I realize most people do not really care about what happens to the animal. And it can be tough when a trapper makes his living off the backs of animals. I minimize this as much as possibly, many times talking the people out of hiring us.
I realize it seems like I digressed, however this is a real aspect of having a wildlife business and just a deeper reason why I am shifting more toward pest control, even though I am a wildlife guy at heart.
Nowadays, there are so many choices of who to hire. With so many pest guys doing wildlife, it can be tough to know who to choose but generally (and I do mean generally), I would hire a pest control guy for bugs and a wildlife guy for animals. Yes, this even means rats. Some pest control companies do well with rats but many focus on management rather than long term elimination. Trappers work with long term elimination.
Bees and wasps are an issue that often falls in the wildlife category even though they are insects. Honey bees are even a different category than wasps. Wasps can be anything from paper wasps to ground hornets to yellow jackets to bald faced hornets to cicada killers.
Look for someone that is comfortable dealing with your bee or wasp issue. This is not the time to hire the least inexpensive guy that will “see what he can do”. If a yellow jacket job goes bad, people can die.
Most areas have small to mid-sized companies that are accountable for their work. This describes my company and it describes the local companies I try to work with when I hire people for work at my house or for my vehicle maintenance.
- Is licensing important?
- Licensing is mandatory for both wildlife and pest work. Do not put yourself at risk using a non-licensed company. Wildlife work can especially be dangerous, do not risk it.
- What happens to trapped animals that are not relocated?
- It is just not financially practical for large scale trappers to legally relocate every animal they catch. This magical place they describe about where all the animals are “humanely relocated” to would have to be so far out of any service area that they would spend too much in time and fuel to bring the animals that it would not make sense.
I cannot speak for most trappers, though animals need to humanely be euthanized then properly disposed of. In the case of the company I worked for in Illinois 30 years ago, when animals were euthanized, we (wildlife techs grossly unqualified to be administering syringe injections) would inject the animals with sodium pentobarbital. Once the animal was dead they would be bagged an placed in a freezer. When the freezer was full, a big truck would come to pick up the animals to have them rendered.
B. While still controversial, one of the most accepted means of euthanizing is a CO2 chamber. The animal is placed in a chamber where the oxygen is removed and replaced with CO2 which causes the animal to pass out then die.
C. There are some trappers that will submerge traps in water causing the animal to drown. I recall hearing one trapper that would tell people that he would take his animals out to “The Farm”, giving customers the impression that the animals were taken to a serene, open area where they would live out their lives in total bliss. Then he would show a picture of a large barrel of water, written on the barrel was “The Farm”.
D. It is of my opinion that most animals are illegally relocated. I believe this varies from state to state depending on the rigor of regulation.
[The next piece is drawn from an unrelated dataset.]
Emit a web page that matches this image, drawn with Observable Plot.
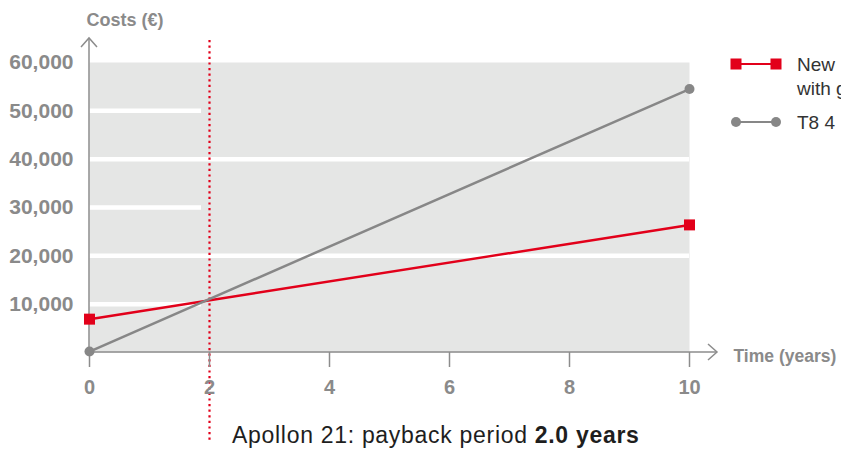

3. How much should I expect to pay?
- There is a wide variety of services and each one may carry a wide variety of price difference. As far as wildlife work goes, I would prepare you that it is probably going to be more expensive than you anticipate. This is not true in all case but most people are surprised when they hear pricing.
- Wildlife work is a specialty, thus they get paid more.
- While there are price differences in pest control, overall the pricing is typically lower and more even across the board.